Magazine Journal intime

Où il est question de cuir et d’eau glacée!

Par Vivresansargent

14/10/13

 Il est 5h30, Sarry s’éveille. La nuit a été bonne, récupératrice. Depuis un mois que je fais la route, comme le disent les baroudeurs, je n’ai aucun mal à me lever le matin. Je n’ai aucune blessure sérieuse à déplorer. J’ai juste un hématome qui se développe sous l’ongle des deux gros orteils. Décidément, le passage des chaussures de ville à celles de marche, ne se fait pas sans heurt. Je portais ces chaussures de cuir depuis des lustres, de vrais chaussons. Je me rends compte, non pas sans un rictus songeur accroché aux lèvres, que je suis tombé dans le piège qui consiste à toujours chercher meilleure chaussure à son pied. J’aurais pu aller à Saint Jacques avec mes Kickers. On craint toujours de ne pas avoir le bon truc, le machin parfait ou le bidule qui changera tout. Ces chaussures spécialement conçues pour la marche finiront bien pas se mouler à la forme de mes pieds. Ce n’est qu’une question de temps et du temps, j’en ai.

 Le matin, au réveil, l’unique difficulté, depuis quelques jours, consiste à sortir du duvet. Le bout de mon nez, froid comme la truffe d’un chien, m’indique ce matin, qu’il fait environ cinq degrés dans la tente, en ce jour d’Octobre. Je sors mon unique pantalon du fond de mon duvet et constate, dans un sourire, qu’il est chaud comme le corps d’une femme. Cette nuit, j’ai dormi sous le porche de l’église du village. Je me sens en sécurité auprès des églises. Je m’entraîne. Certains, au rayon literie des grands magasins, testent les lits et leurs conforts. Un cimetière n’est rien d’autre qu’un grand rayon literie. Je teste. C’est ma seule certitude concernant mon avenir, un jour mon corps dormira dans une tombe. Je me prépare. Il faudrait que j’aille dormir dans les cimetières de ma région, pour prendre la température et finalement choisir mon dernier lit, pour cette fois ci ! Dormir au pied d’une église offre des avantages. Je me dis que c’est cohérent pour un pèlerin. En cas de rencontre avec la police ou un villageois apeuré, je suis certain de pouvoir rapidement désamorcer une éventuelle crise. En plus du porche, il y a toujours un point d’eau dont on peut jouir, dans un cimetière. Quand on est sur la route, les besoins sont minimes, de l’eau, un abri, une épicerie. Il n’y a rien de gothique dans ma démarche. Elle est plutôt pragmatique.

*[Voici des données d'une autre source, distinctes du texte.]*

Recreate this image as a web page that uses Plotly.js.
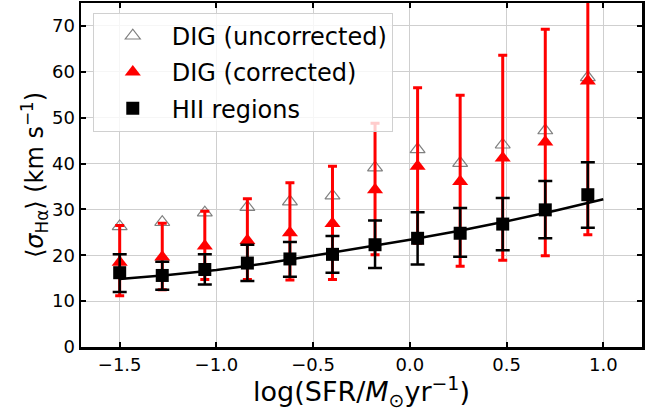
<!DOCTYPE html>
<html>
<head>
<meta charset="utf-8">
<script src="https://cdn.plot.ly/plotly-3.0.1.min.js"></script>
<style>html,body{margin:0;padding:0;background:#fff;}#chart{width:655px;height:411px;}</style>
</head>
<body>
<div id="chart"></div>
<script>
// log(SFR) bin centres
const logSFR = [-1.5, -1.28, -1.06, -0.84, -0.62, -0.40, -0.18, 0.04, 0.26, 0.48, 0.70, 0.92];

// DIG (uncorrected)
const digUncorr = [26.3, 27.2, 29.3, 30.5, 31.7, 33.0, 39.1, 43.1, 40.1, 44.1, 47.2, 58.8];

// DIG (corrected) with asymmetric error bar ends
const digCorr      = [18.5, 19.6, 22.0, 23.2, 24.9, 26.9, 34.3, 39.4, 36.1, 41.2, 44.7, 58.0];
const digCorrUpper = [26.5, 27.0, 29.6, 32.3, 35.8, 39.4, 48.8, 56.5, 54.9, 63.6, 69.3, 92.0];
const digCorrLower = [11.2, 12.5, 14.7, 14.7, 14.6, 14.7, 20.1, 22.6, 17.6, 18.9, 19.9, 24.5];

// HII regions with asymmetric error bar ends
const hii      = [16.2, 15.6, 16.9, 18.3, 19.2, 20.2, 22.3, 23.7, 24.8, 26.8, 29.9, 33.2];
const hiiUpper = [20.2, 18.6, 20.2, 22.3, 22.9, 24.2, 27.6, 29.4, 30.3, 32.5, 36.2, 40.3];
const hiiLower = [12.0, 12.5, 13.6, 14.4, 15.3, 16.2, 17.2, 18.0, 19.7, 21.1, 23.7, 26.0];

// Fit line through HII regions
const fitX = [-1.5, -1.25, -1.0, -0.75, -0.5, -0.25, 0.0, 0.25, 0.5, 0.75, 1.0];
const fitY = [14.8, 15.7, 16.8, 18.2, 19.9, 21.6, 23.4, 25.3, 27.4, 29.7, 32.2];

const xTicks = [-1.5, -1.0, -0.5, 0.0, 0.5, 1.0];
const xTickText = ['\u22121.5', '\u22121.0', '\u22120.5', '0.0', '0.5', '1.0'];
const yTicks = [0, 10, 20, 30, 40, 50, 60, 70];

const diff = (a, b) => a.map((v, i) => v - b[i]);

const traces = [
  {
    x: logSFR, y: digUncorr, type: 'scatter', mode: 'markers',
    name: 'DIG (uncorrected)', legendgroup: 'a',
    marker: {symbol: 'triangle-up-open', size: 13, color: '#808080', line: {width: 1.2, color: '#808080'}}
  },
  {
    x: logSFR, y: digCorr, type: 'scatter', mode: 'markers',
    name: 'DIG (corrected)', legendgroup: 'b',
    marker: {symbol: 'triangle-up', size: 14, color: '#ff0000'},
    error_y: {type: 'data', symmetric: false, array: diff(digCorrUpper, digCorr),
              arrayminus: diff(digCorr, digCorrLower), color: '#ff0000', thickness: 3, width: 4.5}
  },
  {
    x: fitX, y: fitY, type: 'scatter', mode: 'lines', showlegend: false,
    line: {color: '#000000', width: 2.5}
  },
  {
    x: logSFR, y: hii, type: 'scatter', mode: 'markers',
    name: 'HII regions', legendgroup: 'c',
    marker: {symbol: 'square', size: 13, color: '#000000'},
    error_y: {type: 'data', symmetric: false, array: diff(hiiUpper, hii),
              arrayminus: diff(hii, hiiLower), color: '#000000', thickness: 2.5, width: 7}
  }
];

const font = 'DejaVu Sans, sans-serif';
const layout = {
  width: 655, height: 411,
  margin: {l: 81, r: 13, t: 3, b: 64},
  paper_bgcolor: '#ffffff', plot_bgcolor: '#ffffff',
  font: {family: font, color: '#000000'},
  showlegend: true,
  legend: {
    x: 0.021, y: 0.972, xanchor: 'left', yanchor: 'top',
    bgcolor: 'rgba(255,255,255,0.8)', bordercolor: '#d0d0d0', borderwidth: 1,
    font: {family: font, size: 24, color: '#000000'},
    traceorder: 'grouped', tracegroupgap: 2, itemwidth: 68
  },
  xaxis: {
    range: [-1.7, 1.2],
    tickvals: xTicks, ticktext: xTickText,
    ticks: 'inside', ticklen: 5, tickwidth: 2, tickcolor: '#000',
    showline: true, linewidth: 2.5, linecolor: '#000', mirror: 'allticks',
    showgrid: true, gridcolor: '#cfcfcf', gridwidth: 1, zeroline: false,
    tickfont: {family: font, size: 18},
    title: {text: 'log(SFR/<i>M</i><sub>\u2299</sub>yr<sup>\u22121</sup>)', font: {family: font, size: 27}, standoff: 5}
  },
  yaxis: {
    range: [0, 75],
    tickvals: yTicks,
    ticks: 'inside', ticklen: 5, tickwidth: 2, tickcolor: '#000',
    showline: true, linewidth: 2.5, linecolor: '#000', mirror: 'allticks',
    showgrid: true, gridcolor: '#cfcfcf', gridwidth: 1, zeroline: false,
    tickfont: {family: font, size: 18},
    title: {text: '\u27e8<i>\u03c3</i><sub>H\u03b1</sub>\u27e9 (km s<sup>\u22121</sup>)', font: {family: font, size: 24}, standoff: 1}
  }
};

Plotly.newPlot('chart', traces, layout, {displayModeBar: false, staticPlot: true});
</script>
</body>
</html>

Ce matin, alors que le village dort encore, je me lave les cheveux au robinet du cimetière, éclairé par de faibles lampadaires. L’ambiance est particulière. J’ai l’impression d’être le seul être vivant du village. J’en profite. Je suis heureux. Ces ambiances très matinales font resurgir en moi, de nombreux bons et doux souvenirs de mes jeunes années de Scout de France. Le silence de la nuit qui se termine est rompu par le son de l’eau glacée qui après avoir brûlée mon cuir chevelu, s’engouffre dans une profonde bouche d’égout. En dix minutes, mon sac à dos est prêt et la tente est pliée, rangée et attachée. Je mange quelques figues qui traînent dans le fond d’une poche et je prends la direction de Vitry le François. Une goutte glaciale se détache d’une mèche de mes cheveux et glisse lentement, très lentement, le long de mon cou. Mon corps entier est secoué d’un violent frissonnement, comme sous l’effet d’une tape amicale sur l’épaule. Je sourie. Je marche.